• The request:
Each line that contains the string "this" counts once; report how many such lines appear in the data, as a number only.

• Extracted information:
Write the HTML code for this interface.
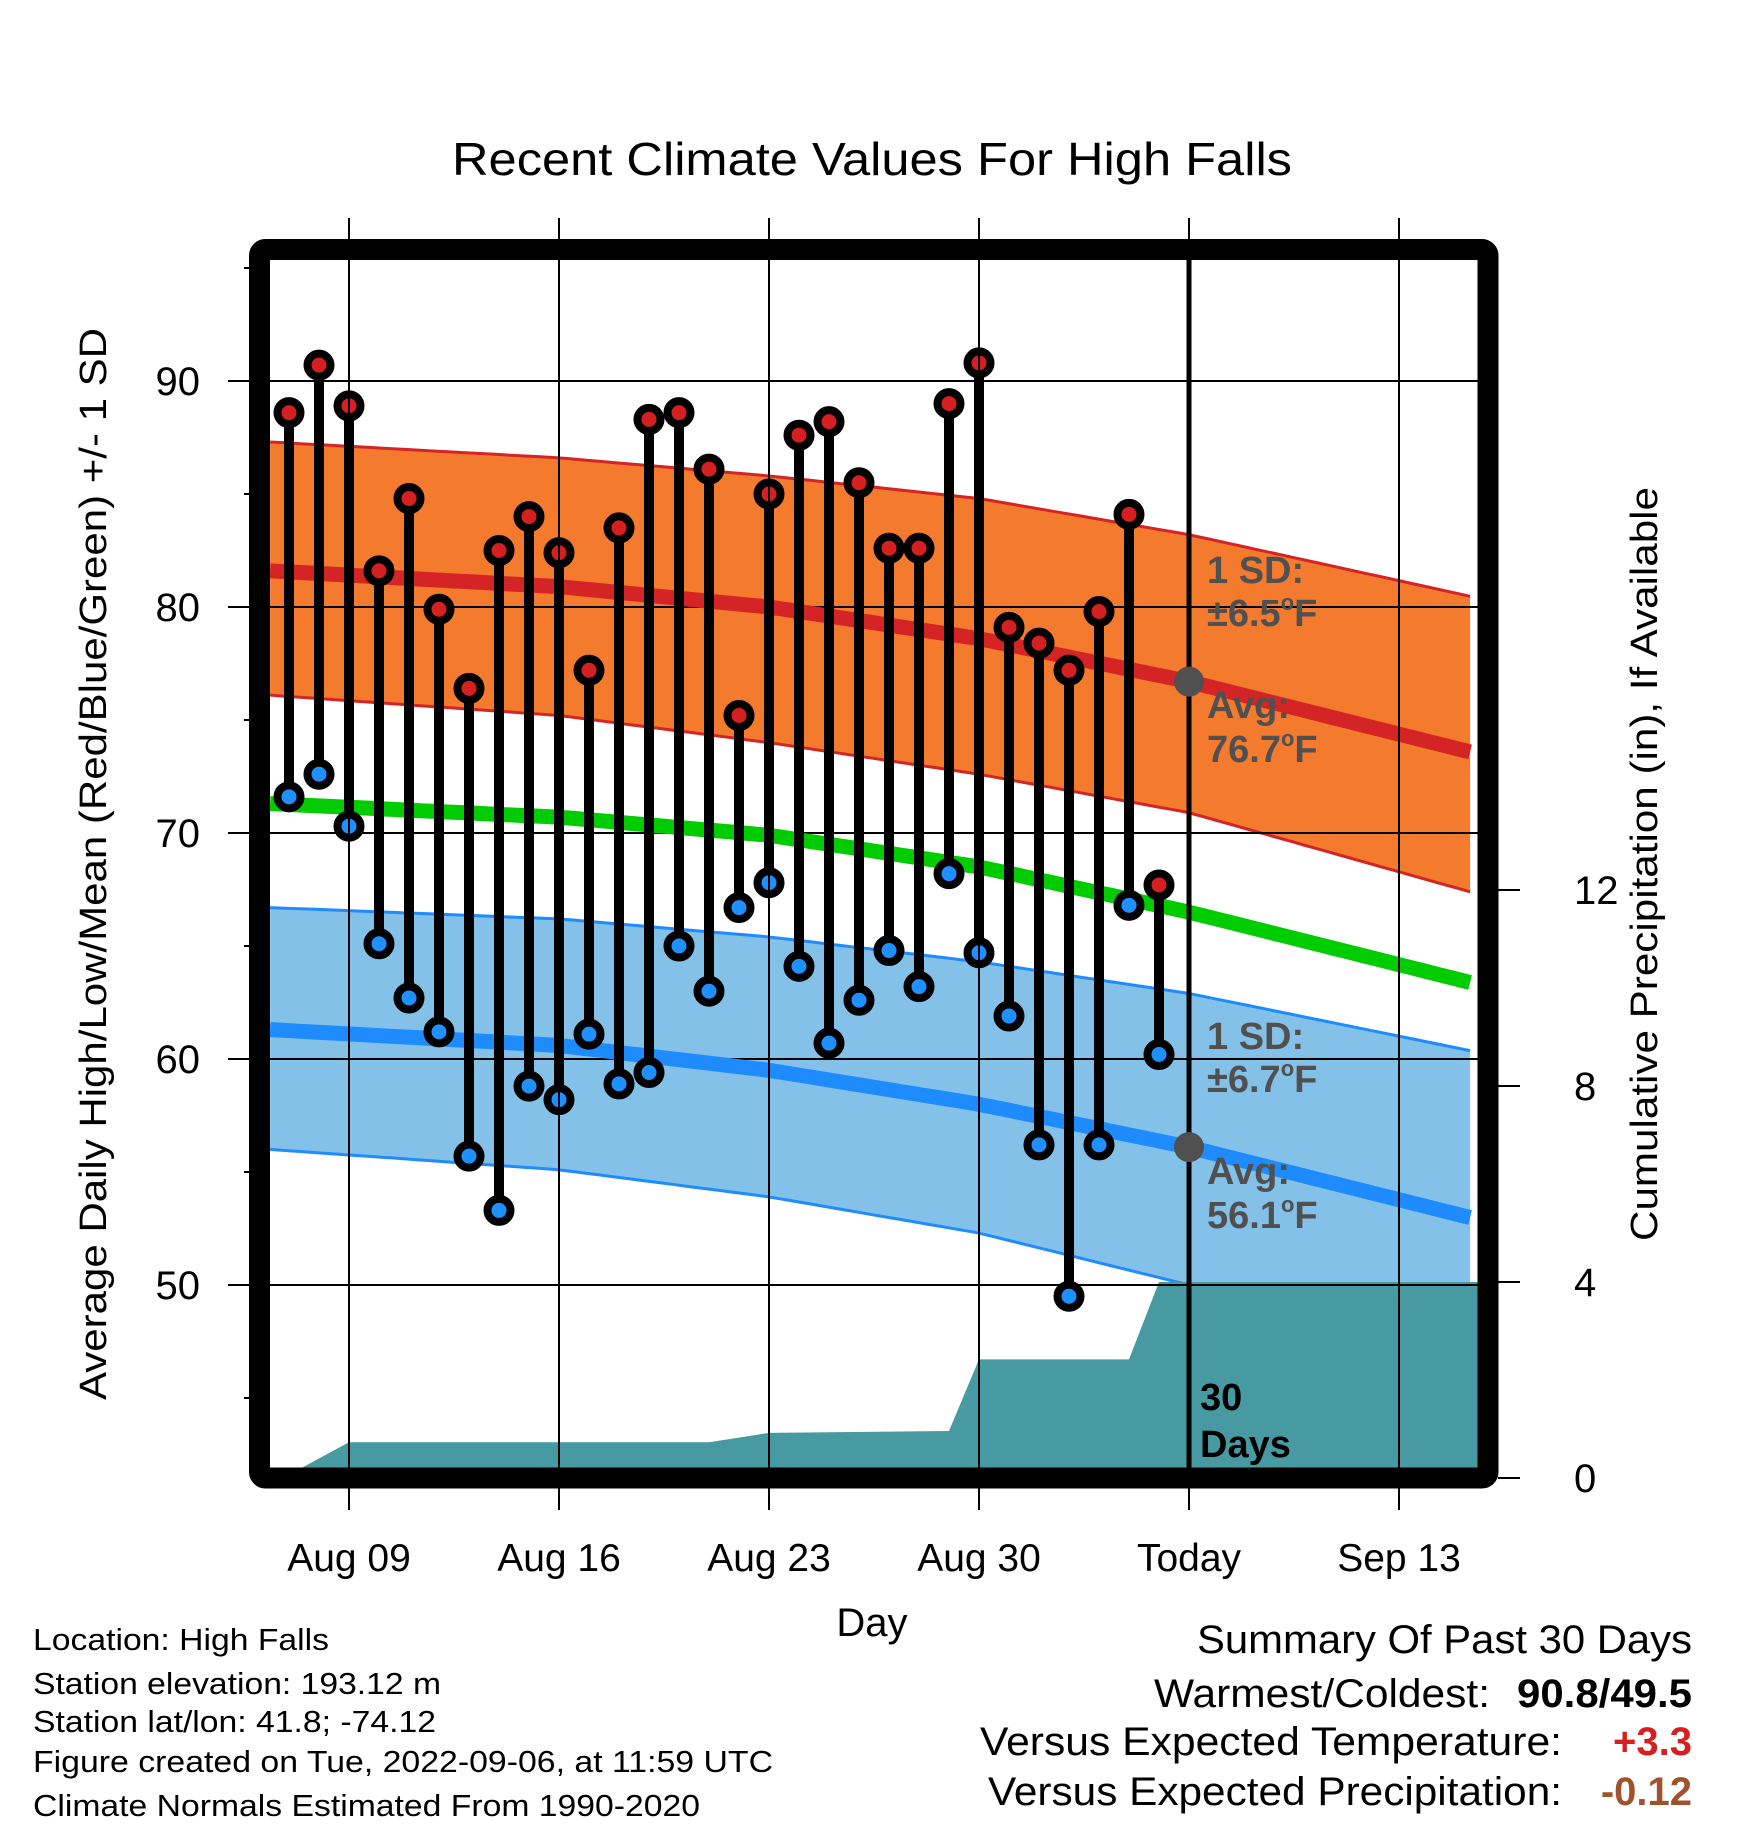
<!DOCTYPE html>
<html><head><meta charset="utf-8"><style>
html,body{margin:0;padding:0;background:#fff;}
svg{display:block;font-family:"Liberation Sans",Arial,sans-serif;}
</style></head><body>
<svg id="chart" width="1748" height="1828" viewBox="0 0 1748 1828" xmlns="http://www.w3.org/2000/svg">
<defs><clipPath id="plotclip"><rect x="270" y="260" width="1208" height="1208"/></clipPath></defs>
<text x="872" y="175" font-size="46" text-anchor="middle" textLength="840" lengthAdjust="spacingAndGlyphs">Recent Climate Values For High Falls</text>
<g id="plot" clip-path="url(#plotclip)"></g>
<g id="axes"></g>
<text transform="translate(106,864) rotate(-90)" font-size="38" text-anchor="middle" textLength="1072" lengthAdjust="spacingAndGlyphs">Average Daily High/Low/Mean (Red/Blue/Green) +/- 1 SD</text>
<text transform="translate(1657,864) rotate(-90)" font-size="38" text-anchor="middle" textLength="754" lengthAdjust="spacingAndGlyphs">Cumulative Precipitation (in), If Available</text>
<text x="872" y="1636" font-size="40" text-anchor="middle">Day</text>
<g font-size="31">
<text x="33" y="1650" textLength="296" lengthAdjust="spacingAndGlyphs">Location: High Falls</text>
<text x="33" y="1694" textLength="408" lengthAdjust="spacingAndGlyphs">Station elevation: 193.12 m</text>
<text x="33" y="1732" textLength="403" lengthAdjust="spacingAndGlyphs">Station lat/lon: 41.8; -74.12</text>
<text x="33" y="1772" textLength="740" lengthAdjust="spacingAndGlyphs">Figure created on Tue, 2022-09-06, at 11:59 UTC</text>
<text x="33" y="1816" textLength="667" lengthAdjust="spacingAndGlyphs">Climate Normals Estimated From 1990-2020</text>
</g>
<g font-size="40" text-anchor="end">
<text x="1692" y="1653" textLength="495" lengthAdjust="spacingAndGlyphs">Summary Of Past 30 Days</text>
<text x="1490" y="1707" textLength="336" lengthAdjust="spacingAndGlyphs">Warmest/Coldest:</text>
<text x="1692" y="1707" font-weight="bold" textLength="175" lengthAdjust="spacingAndGlyphs">90.8/49.5</text>
<text x="1562" y="1755" textLength="582" lengthAdjust="spacingAndGlyphs">Versus Expected Temperature:</text>
<text x="1692" y="1755" font-weight="bold" fill="#d42020">+3.3</text>
<text x="1562" y="1805" textLength="574" lengthAdjust="spacingAndGlyphs">Versus Expected Precipitation:</text>
<text x="1692" y="1805" font-weight="bold" fill="#a0522d">-0.12</text>
</g>
</svg>
<script>
// observed daily data, Aug 7 .. Sep 5
const days = [0,1,2,3,4,5,6,7,8,9,10,11,12,13,14,15,16,17,18,19,20,21,22,23,24,25,26,27,28,29];
const highs = [88.6,90.7,88.9,81.6,84.8,79.9,76.4,82.5,84.0,82.4,77.2,83.5,88.3,88.6,86.1,75.2,85.0,87.6,88.2,85.5,82.6,82.6,89.0,90.8,79.1,78.4,77.2,79.8,84.1,67.7];
const lows = [71.6,72.6,70.3,65.1,62.7,61.2,55.7,53.3,58.8,58.2,61.1,58.9,59.4,65.0,63.0,66.7,67.8,64.1,60.7,62.6,64.8,63.2,68.2,64.7,61.9,56.2,49.5,56.2,66.8,60.2];
const precipDays = [-0.63,-0.2,2,14,16,22,23,28,29,39.63];
const precip = [0,0,0.73,0.73,0.92,0.96,2.42,2.42,4.0,4.0];
// normals
const normDays = [-0.63,9,16,23,30,39.63];
const highAvg = [81.6,80.9,80.0,78.6,76.7,73.5];
const highUp = [87.3,86.6,85.8,84.8,83.2,80.4];
const highLo = [76.1,75.2,74.0,72.6,70.9,67.3];
const meanAvg = [71.3,70.7,69.9,68.5,66.5,63.3];
const lowAvg = [61.3,60.6,59.5,58.0,56.1,52.9];
const lowUp = [66.7,66.2,65.4,64.3,62.9,60.3];
const lowLo = [56.0,55.1,53.9,52.3,50.0,47.0];
const xTickLabels = ["Aug 09","Aug 16","Aug 23","Aug 30","Today","Sep 13"];
const xTickDays = [2,9,16,23,30,37];
const yTicks = [50,60,70,80,90];
const y2Ticks = [0,4,8,12];

const NS="http://www.w3.org/2000/svg";
const X = d => 289 + d*30;
const Y = t => 381 + (90-t)*22.6;
const Y2 = p => 1478 - p*49;
const plot=document.getElementById('plot'), axes=document.getElementById('axes');
function mk(tag,attrs,parent){const e=document.createElementNS(NS,tag);for(const k in attrs)e.setAttribute(k,attrs[k]);parent.appendChild(e);return e;}
function pts(ds,vs,f){return ds.map((d,i)=>X(d).toFixed(1)+','+f(vs[i]).toFixed(1));}
function smooth(ds,vs,f){
  const out=[];for(let d=ds[0];d<=ds[ds.length-1]+1e-6;d+=0.5){let j=0;while(j<ds.length-2&&d>ds[j+1])j++;const t=(d-ds[j])/(ds[j+1]-ds[j]);out.push(X(d).toFixed(1)+','+f(vs[j]+t*(vs[j+1]-vs[j])).toFixed(1));}return out;}
function band(up,lo,fill,edge,name){
  const a=smooth(normDays,up,Y), b=smooth(normDays,lo,Y).reverse();
  const p=mk('polygon',{points:a.concat(b).join(' '),fill:fill},plot);
  
  
  const e1=mk('polyline',{points:a.join(' '),fill:'none',stroke:edge,'stroke-width':3},plot);
  
  
  const e2=mk('polyline',{points:b.join(' '),fill:'none',stroke:edge,'stroke-width':3},plot);
  
  
}
band(highUp,highLo,'#f47a2e','#d42425','high-sd');
band(lowUp,lowLo,'#84c1e8','#1e8cff','low-sd');
// precip
const pp=pts(precipDays,precip,Y2);
const pr=mk('polygon',{points:pp.join(' ')+' '+X(39.63)+',1478 '+X(-0.63)+',1478',fill:'#4799a2'},plot);


// gridlines
yTicks.forEach(t=>{const g=mk('line',{x1:228,x2:1478,y1:Y(t),y2:Y(t),stroke:'#000','stroke-width':2},plot);
  
  });
yTicks.forEach(t=>{const g=mk('line',{x1:228,x2:260,y1:Y(t),y2:Y(t),stroke:'#000','stroke-width':2},axes);
  
  });
xTickDays.forEach((d,i)=>{const g=mk('line',{x1:X(d),x2:X(d),y1:218,y2:1510,stroke:'#000','stroke-width':2},axes);
  
  });
// avg lines
[[highAvg,'#d42425','high-avg-line'],[meanAvg,'#00cc00','mean-avg-line'],[lowAvg,'#1e8cff','low-avg-line']].forEach(([v,c,n])=>{
  const l=mk('polyline',{points:smooth(normDays,v,Y).join(' '),fill:'none',stroke:c,'stroke-width':15},plot);
  
  });
// stems and markers
days.forEach((d,i)=>{
  const s=mk('line',{x1:X(d),x2:X(d),y1:Y(highs[i]),y2:Y(lows[i]),stroke:'#000','stroke-width':10},plot);
  
  
});
days.forEach((d,i)=>{
  const h=mk('circle',{cx:X(d),cy:Y(highs[i]),r:11.5,fill:'#d42020',stroke:'#000','stroke-width':8},plot);
  
  
  const l=mk('circle',{cx:X(d),cy:Y(lows[i]),r:11.5,fill:'#1e90ff',stroke:'#000','stroke-width':8},plot);
  
  
});
// today line & dots
const tl=mk('line',{x1:X(30),x2:X(30),y1:250,y2:1478,stroke:'#000','stroke-width':5},axes);


[highAvg[4],lowAvg[4]].forEach(v=>{const c=mk('circle',{cx:X(30),cy:Y(v),r:15,fill:'#505050'},axes);
  
  });
// annotation labels
function lab(txt,x,y,fill,name){const t=mk('text',{x:x,y:y,'font-size':38,'font-weight':'bold',fill:fill},axes);t.innerHTML=txt;
  
  }
lab('1 SD:',1207,583,'#505050','high-sd-label');
lab('±6.5<tspan font-size="22" dy="-16">o</tspan><tspan dy="16">F</tspan>',1207,626,'#505050','high-sd-value');
lab('Avg:',1207,718,'#505050','high-avg-label');
lab('76.7<tspan font-size="22" dy="-16">o</tspan><tspan dy="16">F</tspan>',1207,762,'#505050','high-avg-value');
lab('1 SD:',1207,1049,'#505050','low-sd-label');
lab('±6.7<tspan font-size="22" dy="-16">o</tspan><tspan dy="16">F</tspan>',1207,1092,'#505050','low-sd-value');
lab('Avg:',1207,1184,'#505050','low-avg-label');
lab('56.1<tspan font-size="22" dy="-16">o</tspan><tspan dy="16">F</tspan>',1207,1228,'#505050','low-avg-value');
lab('30',1200,1410,'#000','days-count-label');
lab('Days',1200,1457,'#000','days-word-label');
// frame
const fr=mk('rect',{x:259.5,y:249.5,width:1228.5,height:1228.5,fill:'none',stroke:'#000','stroke-width':21,rx:6},axes);


// y minor ticks
for(let t=45;t<=95;t+=5){const major=t%10===0;
  const k=mk('line',{x1:major?228:244,x2:250,y1:Y(t),y2:Y(t),stroke:'#000','stroke-width':2},axes);
  
  }
yTicks.forEach(t=>{const tx=mk('text',{x:200,y:Y(t)+14,'font-size':40,'text-anchor':'end'},axes);tx.textContent=t;
  
  });
y2Ticks.forEach(p=>{const k=mk('line',{x1:1498,x2:1520,y1:Y2(p),y2:Y2(p),stroke:'#000','stroke-width':2},axes);
  
  
  const tx=mk('text',{x:1574,y:Y2(p)+14,'font-size':40},axes);tx.textContent=p;
  
  });
xTickDays.forEach((d,i)=>{const tx=mk('text',{x:X(d),y:1571,'font-size':39,'text-anchor':'middle'},axes);tx.textContent=xTickLabels[i];
  
  });
</script>
</body></html>
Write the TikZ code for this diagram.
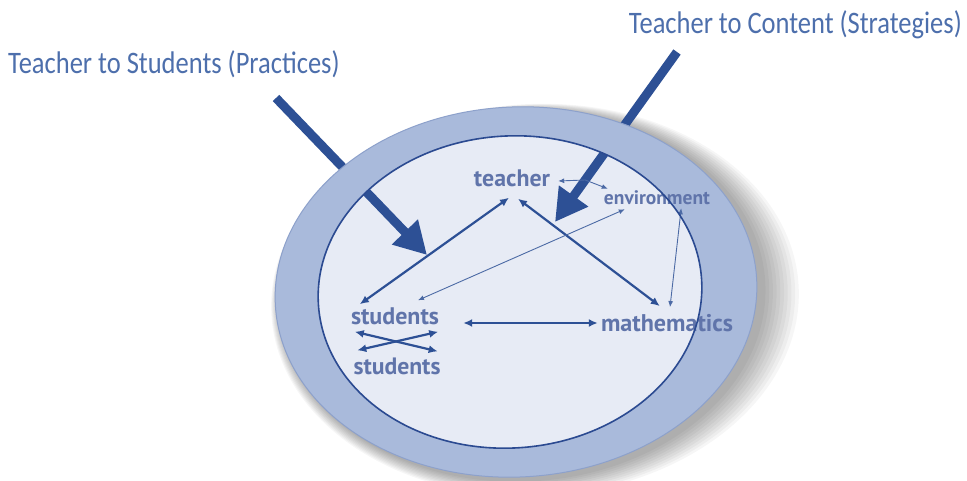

• Task output:
2